Supplied material:
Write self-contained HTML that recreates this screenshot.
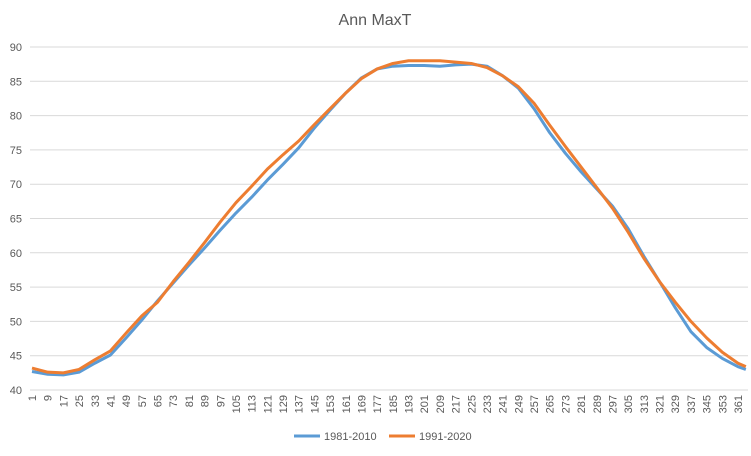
<!DOCTYPE html>
<html><head><meta charset="utf-8"><style>
body{margin:0;background:#fff;font-family:"Liberation Sans",sans-serif}
</style></head><body>
<svg width="751" height="456" id="c" style="display:block">
<text x="375" y="25" text-anchor="middle" font-size="16" fill="#595959">Ann MaxT</text>
<g id="grid"></g><g id="series"></g>
<g>
<line x1="294" y1="436" x2="320" y2="436" stroke="#5b9bd5" stroke-width="3"/>
<text x="324" y="440" font-size="11" fill="#595959">1981-2010</text>
<line x1="389" y1="436" x2="415" y2="436" stroke="#ed7d31" stroke-width="3"/>
<text x="419" y="440" font-size="11" fill="#595959">1991-2020</text>
</g>
</svg>
<script>
const days=[1,9,17,25,33,41,49,57,65,73,81,89,97,105,113,121,129,137,145,153,161,169,177,185,193,201,209,217,225,233,241,249,257,265,273,281,289,297,305,313,321,329,337,345,353,361,365];
const s1981=[42.7,42.3,42.2,42.6,43.9,45.1,47.6,50.2,53,55.6,58.2,60.7,63.3,65.8,68.1,70.6,72.9,75.3,78.2,80.8,83.3,85.5,86.8,87.2,87.3,87.3,87.2,87.4,87.5,87.2,85.8,84,81,77.5,74.5,71.8,69.3,66.8,63.5,59.5,55.8,52,48.5,46.2,44.6,43.4,43.0];
const s1991=[43.2,42.6,42.5,43.0,44.4,45.7,48.3,50.8,52.8,55.8,58.6,61.5,64.5,67.3,69.7,72.2,74.3,76.3,78.7,81.0,83.3,85.4,86.8,87.6,88.0,88.0,88.0,87.8,87.6,87.0,85.8,84.2,81.8,78.6,75.5,72.5,69.5,66.5,63,59.2,55.8,52.8,50.0,47.6,45.5,43.9,43.4];
const yTicks=[40,45,50,55,60,65,70,75,80,85,90];
const X=d=>32+(d-1)*(706/360);
const Y=v=>390-(v-40)*6.86;
const NS="http://www.w3.org/2000/svg";
const grid=document.getElementById('grid'),ser=document.getElementById('series');
yTicks.forEach(t=>{
 const l=document.createElementNS(NS,'line');
 l.setAttribute('x1',30);l.setAttribute('x2',748);l.setAttribute('y1',Y(t));l.setAttribute('y2',Y(t));
 l.setAttribute('stroke','#d9d9d9');
 
 
 grid.appendChild(l);
 const tx=document.createElementNS(NS,'text');
 tx.setAttribute('x',22);tx.setAttribute('y',Y(t)+4);tx.setAttribute('text-anchor','end');
 tx.setAttribute('font-size','11');tx.setAttribute('fill','#595959');tx.textContent=t;
 
 
 grid.appendChild(tx);
});
for(let d=1;d<=365;d+=8){
 const tx=document.createElementNS(NS,'text');
 const x=X(d)+4,y=395;
 tx.setAttribute('x',x);tx.setAttribute('y',y);tx.setAttribute('text-anchor','end');
 tx.setAttribute('transform','rotate(-90 '+x+' '+y+')');
 tx.setAttribute('font-size','11');tx.setAttribute('fill','#595959');tx.textContent=d;
 
 
 grid.appendChild(tx);
}
function line(vals,col,name){
 const p=document.createElementNS(NS,'polyline');
 p.setAttribute('points',days.map((d,i)=>X(d)+','+Y(vals[i])).join(' '));
 p.setAttribute('fill','none');p.setAttribute('stroke',col);p.setAttribute('stroke-width','3');
 p.setAttribute('stroke-linejoin','round');
 
 
 ser.appendChild(p);
}
line(s1981,'#5b9bd5','series-1981-2010');
line(s1991,'#ed7d31','series-1991-2020');
</script>
</body></html>
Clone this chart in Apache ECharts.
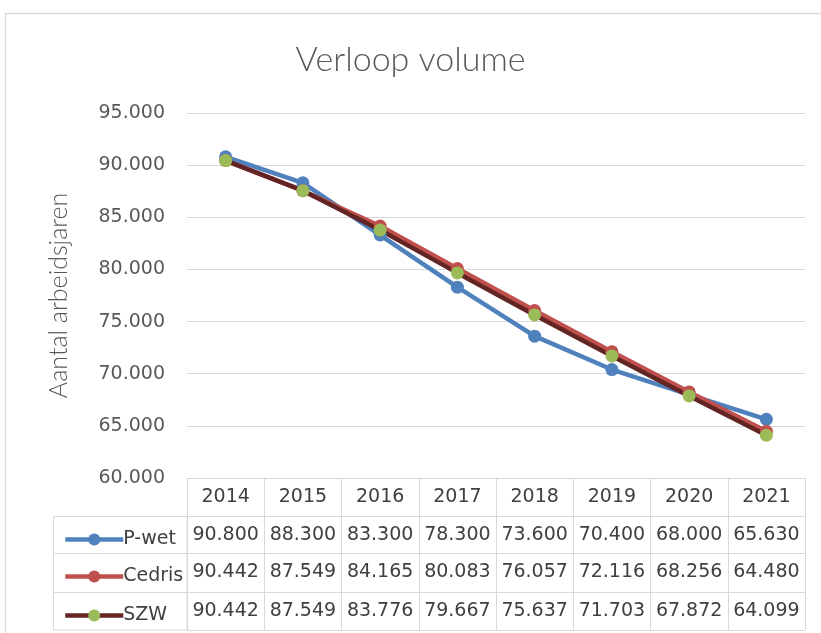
<!DOCTYPE html>
<html>
<head>
<meta charset="utf-8">
<script src="https://cdn.jsdelivr.net/npm/echarts@6/dist/echarts.min.js"></script>
<style>
html,body{margin:0;padding:0;background:#fff;}
#c{width:821px;height:633px;}
</style>
</head>
<body>
<div id="c"></div>
<script>
const categories = ['2014','2015','2016','2017','2018','2019','2020','2021'];
const pwet   = [90800, 88300, 83300, 78300, 73600, 70400, 68000, 65630];
const cedris = [90442, 87549, 84165, 80083, 76057, 72116, 68256, 64480];
const szw    = [90442, 87549, 83776, 79667, 75637, 71703, 67872, 64099];
const seriesNames = ['P-wet', 'Cedris', 'SZW'];
const yMin = 60000, yMax = 95000, yStep = 5000;

const fmt = v => (v / 1000).toFixed(3);
const GRID = '#d9d9d9';
const TXT = '#595959';
const numFont = 'DejaVu Sans';

const chart = echarts.init(document.getElementById('c'), null, {renderer: 'canvas'});

function tableAxis(values, offset, showLabel) {
  return {
    type: 'category', position: 'bottom', offset: offset,
    data: values.map(v => typeof v === 'number' ? fmt(v) : v),
    boundaryGap: true,
    axisLine: {show: true, lineStyle: {color: GRID, width: 1}},
    axisTick: {show: false},
    axisLabel: {show: showLabel, interval: 0, margin: 10, fontSize: 19, lineHeight: 19, color: '#404040', fontFamily: numFont},
    splitLine: {show: false}
  };
}

function legendFor(name, top) {
  return {data: [name], left: 58, top: top, itemWidth: 58, itemHeight: 15, itemGap: 2,
    lineStyle: {width: 4.5},
    textStyle: {fontSize: 19, color: '#404040', fontFamily: numFont, padding: [0,0,0,-5]}};
}

const option = {
  animation: false,
  backgroundColor: '#fff',
  title: {
    text: 'Verloop volume', left: 'center', top: 38,
    textStyle: {fontFamily: 'Lato', fontWeight: 300, fontSize: 34, color: TXT}
  },
  grid: {left: 187, right: 16, top: 113, bottom: 155, containLabel: false},
  legend: [legendFor(seriesNames[0], 525), legendFor(seriesNames[1], 562), legendFor(seriesNames[2], 601)],
  xAxis: [
    {
      type: 'category', position: 'bottom', data: categories, boundaryGap: true,
      axisLine: {show: true, lineStyle: {color: GRID, width: 1}},
      axisTick: {show: true, alignWithLabel: false, length: 152, lineStyle: {color: GRID, width: 1}},
      axisLabel: {interval: 0, margin: 10, fontSize: 19, lineHeight: 19, color: '#404040', fontFamily: numFont}
    },
    tableAxis(pwet, 38, true),
    tableAxis(cedris, 75, true),
    tableAxis(szw, 114, true),
    tableAxis(categories, 152, false)
  ],
  yAxis: {
    type: 'value', min: yMin, max: yMax, interval: yStep,
    name: 'Aantal arbeidsjaren', nameLocation: 'middle', nameGap: 116, nameRotate: 90,
    nameTextStyle: {fontFamily: 'Lato', fontWeight: 300, fontSize: 25, color: TXT},
    axisLine: {show: false}, axisTick: {show: false},
    axisLabel: {margin: 22, fontSize: 19, color: TXT, fontFamily: numFont, formatter: v => fmt(v)},
    splitLine: {lineStyle: {color: GRID, width: 1}}
  },
  series: [
    {name: seriesNames[0], type: 'line', data: pwet, xAxisIndex: 0,
     symbol: 'circle', symbolSize: 13,
     lineStyle: {color: '#4F81BD', width: 4.5}, itemStyle: {color: '#4F81BD'}},
    {name: seriesNames[1], type: 'line', data: cedris, xAxisIndex: 0,
     symbol: 'circle', symbolSize: 13,
     lineStyle: {color: '#C0504D', width: 4.5}, itemStyle: {color: '#C0504D'}},
    {name: seriesNames[2], type: 'line', data: szw, xAxisIndex: 0,
     symbol: 'circle', symbolSize: 13,
     lineStyle: {color: '#632523', width: 4.5}, itemStyle: {color: '#9BBB59'}}
  ],
  graphic: [
    {type: 'rect', silent: true, z: -1, shape: {x: 5.5, y: 13.5, width: 900, height: 700},
     style: {fill: 'none', stroke: GRID, lineWidth: 1.5}},
    {type: 'rect', silent: true, shape: {x: 53.5, y: 516.5, width: 133.5, height: 113.5},
     style: {fill: 'none', stroke: GRID, lineWidth: 1}},
    {type: 'line', silent: true, shape: {x1: 53.5, y1: 553.5, x2: 187, y2: 553.5},
     style: {stroke: GRID, lineWidth: 1}},
    {type: 'line', silent: true, shape: {x1: 53.5, y1: 592.5, x2: 187, y2: 592.5},
     style: {stroke: GRID, lineWidth: 1}}
  ]
};
chart.setOption(option);
</script>
</body>
</html>
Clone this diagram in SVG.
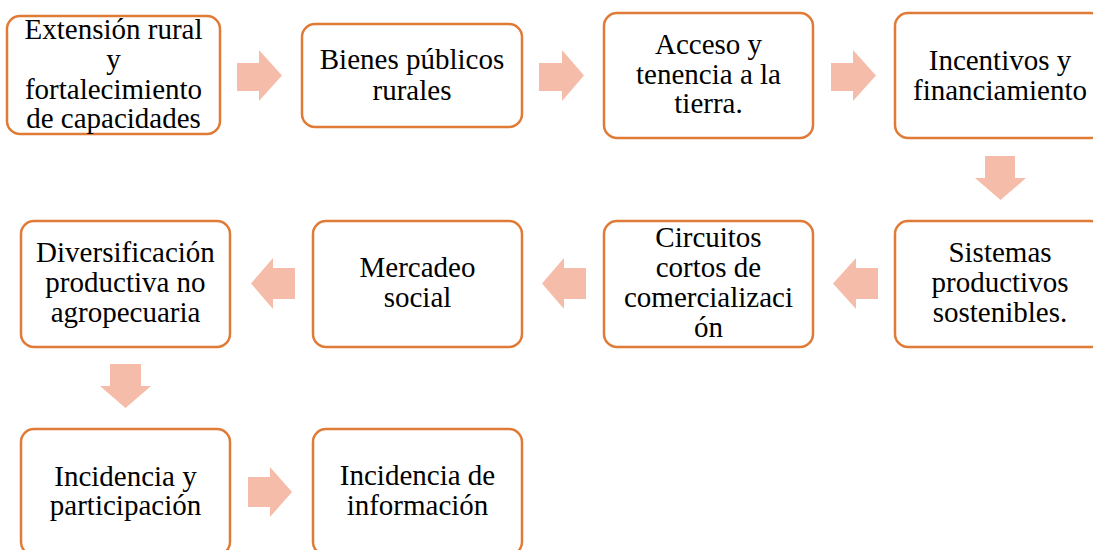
<svg xmlns="http://www.w3.org/2000/svg" width="1093" height="550" viewBox="0 0 1093 550">
<style>
.box{fill:#ffffff;stroke:#E07A37;stroke-width:2.5}
.arr{fill:#F5BDA9;stroke:none}
.t{font-size:29px;fill:#000000;text-anchor:middle}
</style>
<rect width="1093" height="550" fill="#ffffff"/>
<g id="connectors">
<polygon class="arr" points="237,63 259,63 259,50 282,75.5 259,101 259,91 237,91"/>
<polygon class="arr" points="539,63 562,63 562,50 584,75.5 562,101 562,91 539,91"/>
<polygon class="arr" points="831,63 853,63 853,50 876,75.5 853,101 853,91 831,91"/>
<polygon class="arr" points="985,156 1015,156 1015,178 1026,178 1000.5,200 975,178 985,178"/>
<polygon class="arr" points="878,268 856,268 856,258 833,283.5 856,309 856,299 878,299"/>
<polygon class="arr" points="586,268 564,268 564,258 542,283.5 564,309 564,299 586,299"/>
<polygon class="arr" points="295,268 273,268 273,258 251,283.5 273,309 273,299 295,299"/>
<polygon class="arr" points="110,364 141,364 141,386 151,386 125.5,408 100,386 110,386"/>
<polygon class="arr" points="248,477 270,477 270,467 292,492 270,517 270,507 248,507"/>
</g>
<g font-family="'Liberation Serif', Tinos, 'Times New Roman', 'DejaVu Serif', serif">
<g id="n1">
<rect class="box" x="7" y="16" width="213" height="118" rx="13"/>
<text class="t" x="113.5" y="38.5">Extensión rural</text>
<text class="t" x="113.5" y="68.5">y</text>
<text class="t" x="113.5" y="98.5">fortalecimiento</text>
<text class="t" x="113.5" y="128">de capacidades</text>
</g>
<g id="n2">
<rect class="box" x="302" y="24" width="220" height="103" rx="13"/>
<text class="t" x="412" y="69">Bienes públicos</text>
<text class="t" x="412" y="99.5">rurales</text>
</g>
<g id="n3">
<rect class="box" x="604" y="13" width="209" height="125" rx="13"/>
<text class="t" x="708.5" y="54">Acceso y</text>
<text class="t" x="708.5" y="83.5">tenencia a la</text>
<text class="t" x="708.5" y="113">tierra.</text>
</g>
<g id="n4">
<rect class="box" x="895" y="13" width="209" height="125" rx="13"/>
<text class="t" x="1000" y="70">Incentivos y</text>
<text class="t" x="1000" y="100">financiamiento</text>
</g>
<g id="n5">
<rect class="box" x="895" y="221" width="209" height="126" rx="13"/>
<text class="t" x="1000" y="262">Sistemas</text>
<text class="t" x="1000" y="292">productivos</text>
<text class="t" x="1000" y="322">sostenibles.</text>
</g>
<g id="n6">
<rect class="box" x="604" y="221" width="209" height="126" rx="13"/>
<text class="t" x="708.5" y="247">Circuitos</text>
<text class="t" x="708.5" y="277">cortos de</text>
<text class="t" x="708.5" y="307">comercializaci</text>
<text class="t" x="708.5" y="337">ón</text>
</g>
<g id="n7">
<rect class="box" x="313" y="221" width="209" height="126" rx="13"/>
<text class="t" x="417.5" y="277">Mercadeo</text>
<text class="t" x="417.5" y="307">social</text>
</g>
<g id="n8">
<rect class="box" x="21" y="221" width="209" height="126" rx="13"/>
<text class="t" x="125.5" y="262">Diversificación</text>
<text class="t" x="125.5" y="292">productiva no</text>
<text class="t" x="125.5" y="322">agropecuaria</text>
</g>
<g id="n9">
<rect class="box" x="21" y="429" width="209" height="126" rx="13"/>
<text class="t" x="125.5" y="486">Incidencia y</text>
<text class="t" x="125.5" y="515">participación</text>
</g>
<g id="n10">
<rect class="box" x="313" y="429" width="209" height="126" rx="13"/>
<text class="t" x="417.5" y="485">Incidencia de</text>
<text class="t" x="417.5" y="515">información</text>
</g>
</g>
</svg>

What you are asked to do:
In the records above, find each line that holds the word "this"; copy all such lines.

Expected answer:
Write self-contained HTML that recreates this screenshot.
Clone this chart in Apache ECharts.
Clone this diagram in SVG.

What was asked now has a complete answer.